Warning: This post contains talk of tears and periods — or lack thereof, birth control and babies. And hope. It also talks about hope. If you don’t want the details, mouse on by.
Sometimes the scary reality of not taking care of myself for the majority of my life creeps up and smacks me in the face. Like, when Mr. B and I talk about one day starting a family.
For the most part, I just act like everything will work out and be normal and — voìla! — “and then comes the baby in the baby carriage.”
And, for the most part, I believe it will happen that way — when the time is right.
But, in truth, deep down in those secret places no one dares go, I’m scared. And a few recent tearful conversations with Mr. B (and with myself) have revealed that. To both of us, I think. I wasn’t sure where it was coming from. But upon further reflection, this is what I think it is:
I’m scared that 27 years of neglect and abuse have scarred my body in irreversible ways.
And I don’t think this is another one of my irrational worries (trust me, I have many — just ask my husband*).
I mean, for years and years, I had irregular periods that my doctor was certain were due to my obesity. It was so bad that it required me to take birth control to regulate my cycle. Because, one year I’d have one period. The next? I’d have one that lasted for a whole month. It was miserable. And awkward. And uncomfortable. And, thank goodness!, birth control helped me lead a normal life where I didn’t have to worry about spontaneous bleeding and embarrassing situations.
But it never felt 100 percent right. My body, my mind never felt right about relying on some kind of chemical to take the place of a healthy, active life. (Though I am so, so thankful that I had that option, that all women have that option.)
I’ve been on birth control for many, many years. So, much like a “normal weight,” I don’t know what a “normal period” is for me. Ask me how long my cycle is, and all I can tell you is where I’m at in the pill pack. I still am grossly uninformed on the “natural” things my body is supposed to do. As women, we’re told to “know our bodies” and understand our cycles. But, for me, at this point, I just … don’t.

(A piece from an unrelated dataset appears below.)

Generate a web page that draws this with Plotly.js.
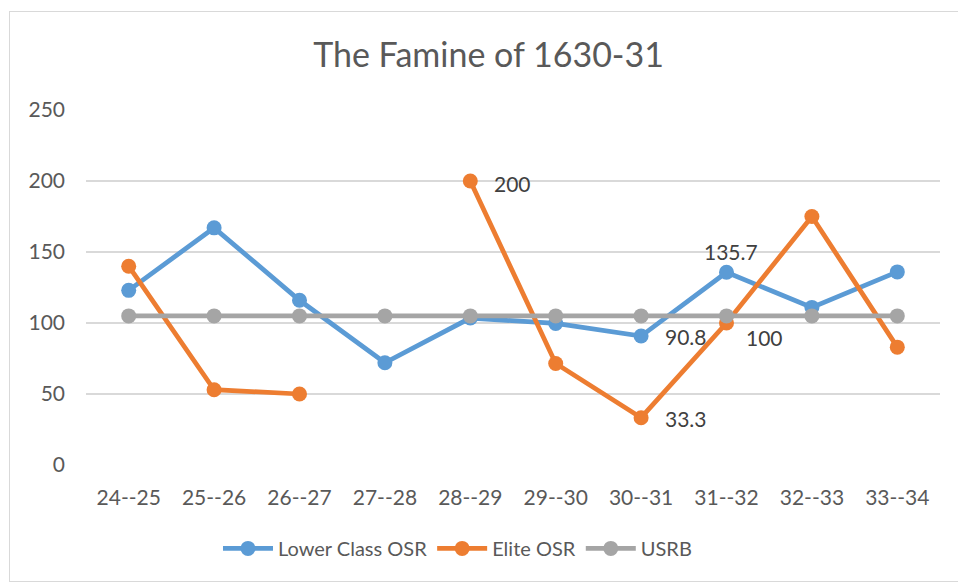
<!DOCTYPE html>
<html>
<head>
<meta charset="utf-8">
<script src="https://cdn.plot.ly/plotly-3.0.1.min.js"></script>
<style>
  html, body { margin: 0; padding: 0; background: #ffffff; }
  #frame { position: absolute; left: 9px; top: 11px; width: 960px; height: 569px; border: 1px solid #d9d9d9; }
  #chart { position: absolute; left: 0; top: 0; width: 958px; height: 582px; }
</style>
</head>
<body>
<div id="frame"></div>
<div id="chart"></div>
<script>
const categories = ["24--25", "25--26", "26--27", "27--28", "28--29", "29--30", "30--31", "31--32", "32--33", "33--34"];
const lowerClassOSR = [123, 167, 116, 72, 103.5, 99.7, 90.8, 135.7, 111, 136];
const eliteOSR = [140, 53, 50, null, 200, 71.5, 33.3, 100, 175, 83];
const usrb = [105, 105, 105, 105, 105, 105, 105, 105, 105, 105];
const lowerLabels = ["", "", "", "", "", "", "90.8", "135.7", "", ""];
const eliteLabels = ["", "", "", "", "200", "", "33.3", "100", "", ""];
const yTicks = [0, 50, 100, 150, 200, 250];

// label placement per point: [xanchor, xshift, yshift]
const lowerPlace = {6: ["left", 22, 0], 7: ["center", 4, 21]};
const elitePlace = {4: ["left", 22, -2], 6: ["left", 22, -1], 7: ["left", 17, -14]};

const labelFont = {family: "Lato, 'Open Sans', sans-serif", size: 21, color: "#404040"};

function makeLabels(values, labels, place) {
  const out = [];
  labels.forEach((t, i) => {
    if (!t) return;
    const p = place[i];
    out.push({
      x: categories[i], y: values[i], xref: "x", yref: "y", text: t, showarrow: false,
      xanchor: p[0], yanchor: "middle", xshift: p[1], yshift: p[2], font: labelFont
    });
  });
  return out;
}

const traces = [
  {
    x: categories, y: lowerClassOSR, name: "Lower Class OSR", type: "scatter", mode: "lines+markers",
    line: {color: "#5B9BD5", width: 4.75}, marker: {color: "#5B9BD5", size: 15},
    cliponaxis: false
  },
  {
    x: categories, y: eliteOSR, name: "Elite OSR", type: "scatter", mode: "lines+markers",
    line: {color: "#ED7D31", width: 4.75}, marker: {color: "#ED7D31", size: 15},
    connectgaps: false, cliponaxis: false
  },
  {
    x: categories, y: usrb, name: "USRB", type: "scatter", mode: "lines+markers",
    line: {color: "#A5A5A5", width: 4.75}, marker: {color: "#A5A5A5", size: 15},
    cliponaxis: false
  }
];

const layout = {
  width: 958, height: 582,
  paper_bgcolor: "rgba(0,0,0,0)", plot_bgcolor: "rgba(0,0,0,0)",
  margin: {l: 86, r: 18, t: 110, b: 117},
  font: {family: "Lato, 'Open Sans', sans-serif", color: "#595959", size: 21},
  title: {
    text: "The Famine of 1630-31",
    font: {family: "Lato, 'Open Sans', sans-serif", size: 34, color: "#595959"},
    x: 0.51, xanchor: "center", y: 0.905, yanchor: "middle"
  },
  xaxis: {
    type: "category", range: [-0.5, categories.length - 0.5], autorange: false,
    showgrid: false, zeroline: false, showline: false, ticks: "",
    tickfont: {size: 21, color: "#595959"}, ticklabelstandoff: 18, fixedrange: true, automargin: false
  },
  yaxis: {
    range: [0, 250], tickvals: yTicks, showgrid: true, gridcolor: "#d9d9d9", gridwidth: 1.5,
    zeroline: false, showline: false, ticks: "",
    tickfont: {size: 21, color: "#595959"}, ticklabelstandoff: 20, fixedrange: true, automargin: false
  },
  annotations: makeLabels(lowerClassOSR, lowerLabels, lowerPlace).concat(makeLabels(eliteOSR, eliteLabels, elitePlace)),
  showlegend: true,
  legend: {
    orientation: "h", x: 0.435, xanchor: "center", y: -0.235, yanchor: "middle",
    font: {size: 20, color: "#595959"}, traceorder: "normal", itemwidth: 50
  }
};

Plotly.newPlot("chart", traces, layout, {displayModeBar: false, staticPlot: true});
</script>
</body>
</html>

My doctor was certain the irregular — or missing — periods were a symptom of my obesity. But, what if it was more than that? What if the birth control was simply putting a bandage on a symptom of a (much?) bigger issue? What if being obese for so long ruined my chances at a normal, healthy pregnancy? What if my uterus is “broken?” What if I’m … broken?
Of course, these are all just thoughts and fears that fill my mind while we’re playing the waiting game. I have no medical advice or expertise to back up any of my fears (irrational or not). But, I have a doctor’s appointment in January: my “open house.” Where normal talks of annual exams will be replaced by questions about future plans and “have I?” and “can I?” and “should we?” and “when do I?” and “what if?” These visits aren’t ever fun. But, these new questions I have to have answered (for my peace of mind) add another level of anxiety for me.
Mr. B and I have so much love in our lives — so much overflowing-growing-light-up-our-lives love — and we’re so looking forward to sharing that with a kiddo(s) — when the time comes. Until then, we wait. And look forward with hope for the day we’re blessed with a kid or two to love.
The good news is, though, part of the fun in having kids is in that whole “trying to make them” bit. And, as long as we’re waiting … might as well
take a roll in the make hay while the sun shines.
On a lighter note, there is one other thing that “worries” me about trying to start a family: I come from a family of breeders. I mean, really, my whole family is very good at breeding.
“I have 27 first cousins. Just 27 first cousins alone! And my whole family is big and loud. And everybody is in each other’s lives and business. All the time! Like, you never just have a minute alone, just to think, ‘Cause we’re always together, just eating, eating, eating! The only other people we know are Greeks, ’cause Greeks marry Greeks to breed more Greeks, to be loud breeding Greek eaters.” ~”My Big Fat Greek Wedding” (While we’re not Greek, this is my family — in a nutshell.)
While I say this with a light heart, in all seriousness, it’s true. I come from a big family. There are always (adorable) kiddos running around, and at most family functions we have to eat in shifts — or standing or walking around. So, maybe our family’s luck has run out — maybe we’ve been blessed with as many kids as we’re allowed to have. Maybe, like in so many other familial areas, I’ll be the black sheep. (OK, this one might be a little irrational. I need another hobby.)
*It’s still ohmigosh-I-can’t-believe-it weird to call him that!